Friday, September 11, 2020

A Book Review: The Doll People

    Hello! This week I'm going to review another one of my favorite books, which I think is a perfect read anytime, anyplace! Although there have been many books and movies with similar concepts, this one stands out to me, and is definitely worth checking out.

    There may be minor spoilers as I try to give an accurate picture of the book.

    (The discussion questions will have spoilers, since they are supposed to be used after reading the book.)

Title: The Doll People

Author: Ann M. Martin and Laura Godwin

Series: This is the first in a four-book series.

Targeted Age Range: 8-12

Synopsis: Annabelle Doll is eight years old-she has been for more than a hundred years. Not a lot has happened to her, cooped up in the dollhouse, with the same doll family, day after day, year after year. . . until one day the Funcrafts move in.

Language: "For heaven's sake", "oh my stars", and "darn" are used once.

Violence: Since the main characters are dolls, they are played with, thrown around, and shoved into various corners quite a bit. Sometimes, in the case of Kate's sister Nora and the family cat, which they call "The Captain", they can easily get broken or too rough for their taste. A rule that all living dolls must deal with, called "Doll State", says that if they are seen by a human, they can't move for twenty-four hours. Annabelle worries about "Permanent Doll State", which dictates that if your actions in front of a human could give away the living dolls, your ability to act like a human is taken away from you. Forever.

Romance/Sexual Stuff: None

Spiritual Elements: The dolls use a doll-sized hymnbook to sing "Bringing In The Sheaves".

Magic: The Doll Oath, and the rules of Doll State and Permanent Doll State may or may not be seen as magical.

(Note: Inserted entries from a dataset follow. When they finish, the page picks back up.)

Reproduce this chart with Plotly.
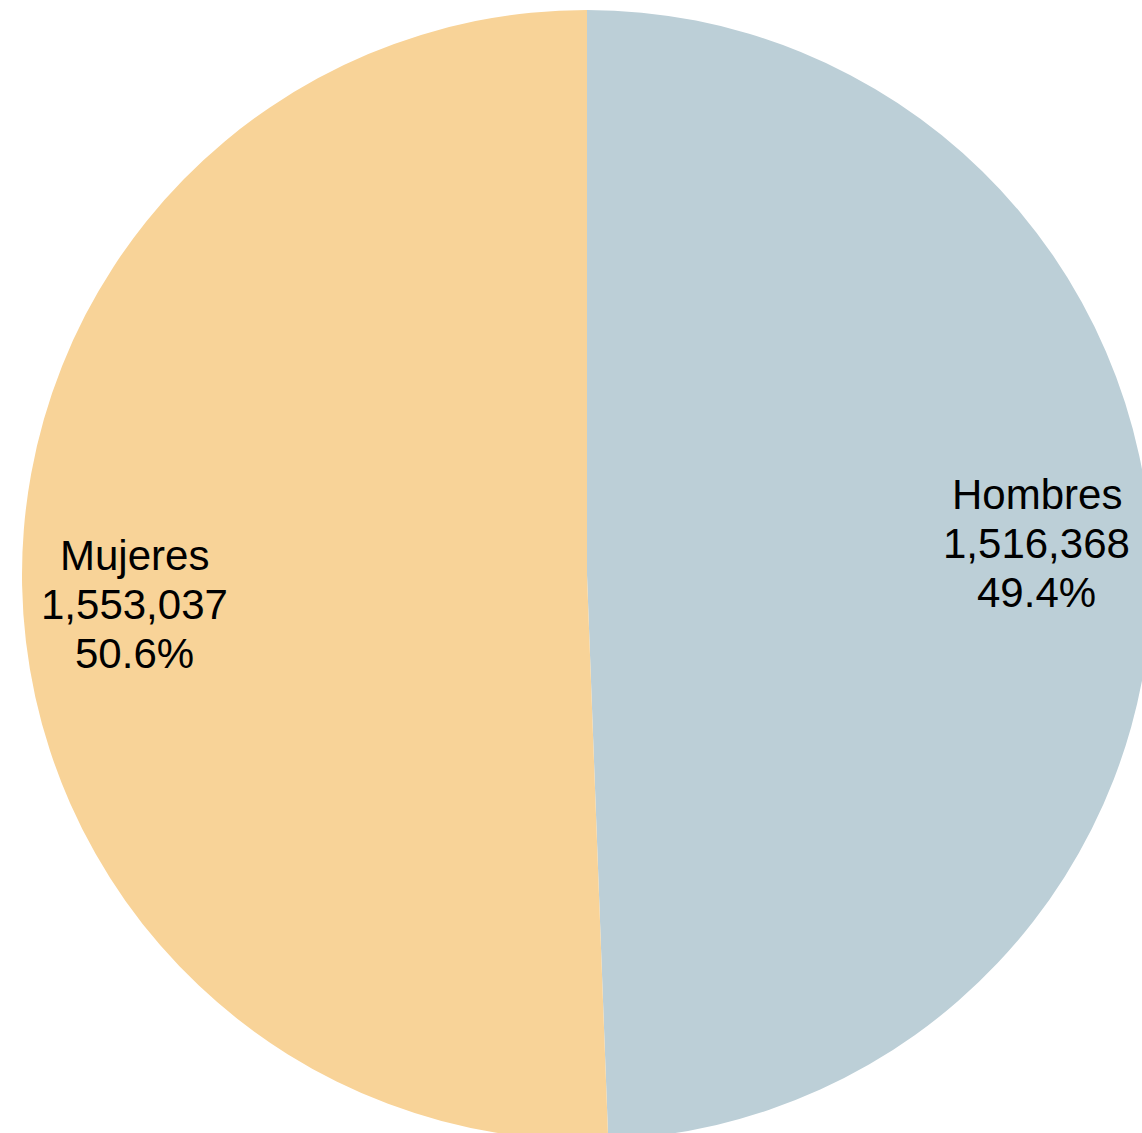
import plotly.graph_objects as go

labels = ["Hombres", "Mujeres"]
values = [1516368, 1553037]
colors = ["#BCCFD7", "#F8D398"]

W, H = 1174, 1150
total = sum(values)

fig = go.Figure(go.Pie(
    labels=labels,
    values=values,
    sort=False,
    direction="clockwise",
    rotation=0,
    marker=dict(colors=colors, line=dict(width=0)),
    textinfo="none",
    hoverinfo="label+value+percent",
    showlegend=False,
    domain=dict(x=[22 / W, 1152 / W], y=[10 / H, 1140 / H]),
))

# label line centres (pixels) for each slice
label_x = {"Hombres": 1036.5, "Mujeres": 134}
label_y = {"Hombres": [494.5, 543.5, 592.5], "Mujeres": [556, 604.5, 653]}
for lab, val in zip(labels, values):
    lines = [lab, f"{val:,}", f"{val / total * 100:.1f}%"]
    for txt, py in zip(lines, label_y[lab]):
        fig.add_annotation(
            x=label_x[lab] / W, y=1 - py / H, xref="paper", yref="paper",
            text=txt, showarrow=False, xanchor="center", yanchor="middle",
            font=dict(family="Liberation Sans, Arial, sans-serif", size=42, color="#000000"),
        )

fig.update_layout(
    width=W, height=H,
    margin=dict(l=0, r=0, t=0, b=0),
    paper_bgcolor="white", plot_bgcolor="white",
)

fig.write_html(
    "out.html",
    config={"displayModeBar": False},
    post_script="document.body.style.margin='0';document.body.style.overflow='hidden';document.documentElement.style.overflow='hidden';",
)
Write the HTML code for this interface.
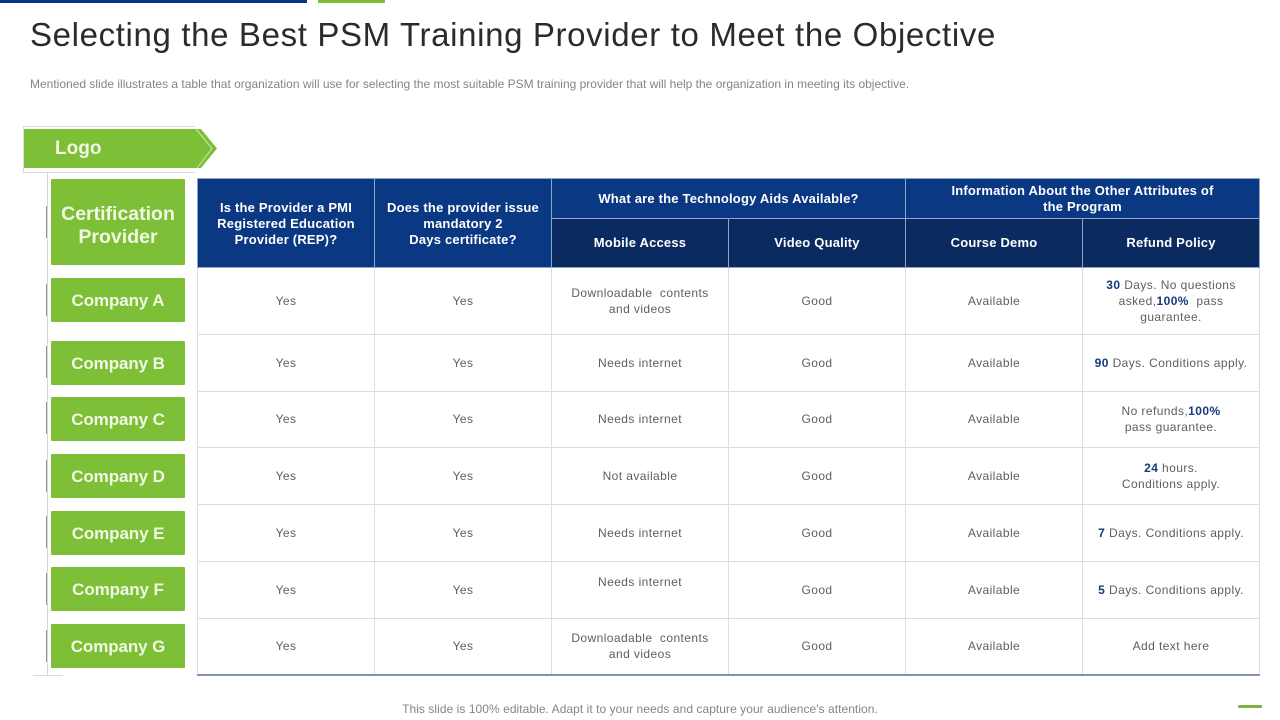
<!DOCTYPE html>
<html lang="en">
<head>
<meta charset="utf-8">
<title>Selecting the Best PSM Training Provider</title>
<style>
html,body{margin:0;padding:0;background:#fff}
#slide{position:relative;width:1280px;height:720px;overflow:hidden;background:#fff;font-family:"Liberation Sans",sans-serif}
.abs{position:absolute}
.side{position:absolute;left:51px;width:134px;background:#7dbf36;color:#f1f8e4;font-weight:bold;font-size:17px;letter-spacing:-.1px;display:flex;align-items:center;justify-content:center;text-align:center;border-radius:1px;box-sizing:border-box;padding-top:2px}
.tick{position:absolute;left:46px;width:1px;background:#8f9f80}
table{position:absolute;left:197px;top:178px;width:1062px;border-collapse:collapse;table-layout:fixed}
th,td{padding:0;text-align:center;vertical-align:middle;overflow:hidden}
th{color:#fff;font-size:13px;line-height:16px;font-weight:bold;letter-spacing:.2px;border:1px solid #8fa6cc}
th.a{background:#0b3882}
th.b{background:#0a2a60}
th.r{padding-top:2px}
td{color:#5e5e5e;font-size:12px;line-height:16px;letter-spacing:.42px;border:1px solid #dcdee6}
td b{color:#163a7a}
tr.last td{border-bottom:2px solid #8593ad;padding-bottom:1px}
</style>
</head>
<body>
<div id="slide">
  <div class="abs" style="left:0;top:0;width:307px;height:3px;background:#0b3480"></div>
  <div class="abs" style="left:318px;top:0;width:67px;height:3px;background:#7dbf36"></div>

  <div class="abs" style="left:30px;top:15px;font-size:33px;line-height:40px;color:#2b2b2b;white-space:nowrap;letter-spacing:.64px">Selecting the Best PSM Training Provider to Meet the Objective</div>
  <div class="abs" style="left:30px;top:77px;font-size:12px;line-height:14px;color:#858585;white-space:nowrap;letter-spacing:0">Mentioned slide illustrates a table that organization will use for selecting the most suitable PSM training provider that will help the organization in meeting its objective.</div>

  <svg class="abs" style="left:0;top:0" width="260" height="720">
    <path d="M195 126.500H23.500V172.500H195" fill="none" stroke="#dcdcdc"/>
    <path d="M24 129H201L217 148.500L201 168H24Z" fill="#7dbf36"/>
    <path d="M196 129L212 148.500L197 168" fill="none" stroke="#cfe6ae" stroke-width="1"/>
    <path d="M47.500 172V675" stroke="#d8d8d8" fill="none"/>
    <path d="M33 675.500H63" stroke="#dcdcdc" fill="none"/>
  </svg>
  <div class="abs" style="left:55px;top:136px;font-size:19px;line-height:25px;font-weight:bold;color:#f1f8e4">Logo</div>

  <div class="tick" style="top:206px;height:32px"></div>
  <div class="tick" style="top:284px;height:32px"></div>
  <div class="tick" style="top:346px;height:32px"></div>
  <div class="tick" style="top:402px;height:32px"></div>
  <div class="tick" style="top:460px;height:32px"></div>
  <div class="tick" style="top:516px;height:32px"></div>
  <div class="tick" style="top:573px;height:32px"></div>
  <div class="tick" style="top:630px;height:32px"></div>

  <div class="side" style="top:179px;height:86px;font-size:19.500px;line-height:23px;letter-spacing:0;padding-top:7px">Certification<br>Provider</div>
  <div class="side" style="top:278px;height:44px">Company A</div>
  <div class="side" style="top:341px;height:44px">Company B</div>
  <div class="side" style="top:397px;height:44px">Company C</div>
  <div class="side" style="top:454px;height:44px">Company D</div>
  <div class="side" style="top:511px;height:44px">Company E</div>
  <div class="side" style="top:567px;height:44px">Company F</div>
  <div class="side" style="top:624px;height:44px">Company G</div>

  <table>
    <colgroup><col style="width:177px"><col style="width:177px"><col style="width:177px"><col style="width:177px"><col style="width:177px"><col style="width:177px"></colgroup>
    <tr style="height:40px">
      <th class="a r" rowspan="2">Is the Provider a PMI<br>Registered Education<br>Provider (REP)?</th>
      <th class="a r" rowspan="2">Does the provider issue<br>mandatory 2<br>Days certificate?</th>
      <th class="a" colspan="2">What are the Technology Aids Available?</th>
      <th class="a" colspan="2">Information About the Other Attributes of<br>the Program</th>
    </tr>
    <tr style="height:49px">
      <th class="b">Mobile Access</th>
      <th class="b">Video Quality</th>
      <th class="b">Course Demo</th>
      <th class="b">Refund Policy</th>
    </tr>
    <tr style="height:67px"><td>Yes</td><td>Yes</td><td>Downloadable&nbsp; contents<br>and videos</td><td>Good</td><td>Available</td><td><b>30</b> Days. No questions<br>asked,<b>100%</b>&nbsp; pass<br>guarantee.</td></tr>
    <tr style="height:57px"><td>Yes</td><td>Yes</td><td>Needs internet</td><td>Good</td><td>Available</td><td><b>90</b> Days. Conditions apply.</td></tr>
    <tr style="height:56px"><td style="padding-bottom:1px">Yes</td><td style="padding-bottom:1px">Yes</td><td style="padding-bottom:1px">Needs internet</td><td style="padding-bottom:1px">Good</td><td style="padding-bottom:1px">Available</td><td style="padding-bottom:1px">No refunds,<b>100%</b><br>pass guarantee.</td></tr>
    <tr style="height:57px"><td>Yes</td><td>Yes</td><td>Not available</td><td>Good</td><td>Available</td><td><b>24</b> hours.<br>Conditions apply.</td></tr>
    <tr style="height:57px"><td>Yes</td><td>Yes</td><td>Needs internet</td><td>Good</td><td>Available</td><td><b>7</b> Days. Conditions apply.</td></tr>
    <tr style="height:57px"><td>Yes</td><td>Yes</td><td style="padding-bottom:16px">Needs internet</td><td>Good</td><td>Available</td><td><b>5</b> Days. Conditions apply.</td></tr>
    <tr class="last" style="height:56px"><td>Yes</td><td>Yes</td><td>Downloadable&nbsp; contents<br>and videos</td><td>Good</td><td>Available</td><td>Add text here</td></tr>
  </table>

  <div class="abs" style="left:0;top:702px;width:1280px;text-align:center;font-size:12px;line-height:14px;letter-spacing:.05px;color:#858585">This slide is 100% editable. Adapt it to your needs and capture your audience's attention.</div>
  <div class="abs" style="left:1238px;top:705px;width:24px;height:3px;background:#7fb241;border-radius:1px"></div>
</div>
</body>
</html>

References: There are references to Aretha Franklin's "Natural Woman" and "Respect", Oliver Twist, Understood Betsy, Stuart Little, the Nancy Drew character and book series, Hurricane Connie, Amelia Earhart, Eleanor Roosevelt, National Geographic, lava lamps, VCRs, Barbie dolls, LEGOs, Rip Van Winkle, and TVs.

Other Issues: One of the main parts of the story deals with Annabelle's Auntie Sarah, a doll who has been missing for years. The older dolls get into an argument about searching for her, which leads Annabelle's Uncle to live away from them for a while.

Where To Buy: The Doll People is available on Amazon, eBay, Barnes & Noble, Abebooks, Book Depository, Alibris, Indigo, and Better World Books. There are also audio versions via AudibleKobo, and

My Age Range: I think kids aged 8 and up would enjoy this book the most.

Read Aloud: This would be a great read aloud, and a perfect book to share with friends and family!

My Opinion: I first read this book when I was around Annabelle and Tiffany's age. The premise, Brian Selznick's gorgeous art, and Annabelle's admirable pluck drew me in. I got to the point where I was excited to read the next chapters, wondering along with Annabelle what had happened to her aunt, and experiencing with her the highs and lows that come with making a new friend.
    The whole book is adventure-filled, interesting, and well done. Coming back as an older reader, I especially appreciate how detailed they made the doll family's history, and the very realistic rules that Doll State and Permanent Doll State have. But most of all, I love how The Doll People encourages you to see hidden adventure and hidden wonder in everyday life. Not unlike Edward Eager's Half Magic! (You can find my review of that book here.)
    This book would be perfect for anyone who enjoys playing make-believe, likes stories about friendship and family, or who just wants to curl up and read something good.

Discussion Questions:

-Annabelle has stayed eight for more than a hundred years. If you could choose to stay eight forever, would you want to? Why or why not?

-At first glance, Annabelle and Tiffany seem like opposites, but as they spend more time together, it's easier to see they make a good pair. What are some ways Annabelle and Tiffany are the same? What are some ways they're different?

-Which part of the book was your favorite? Why?

-Annabelle learns a lot of things about herself while searching for Auntie Sarah. What thing about herself do you think she'll most likely remember? What thing do you think she might forget?

-Even though Mama and Papa knew Baby Betsy wasn't from the same doll family, they loved her so much they adopted her into their family. Do you know someone who was also adopted in your life?

-How has Annabelle's life changed since she met the Funcrafts? How has it stayed the same?

    Thanks for taking a look at The Doll People with me. This was such a fun book to write about. I hope this post helped you find a new read, or if you've already read the book, consider reading it again.

    So, what do you think? Would you want to read the book? Have you finished this one already, or something like it? I'd love to find any more books or series like this to put on my TBR list.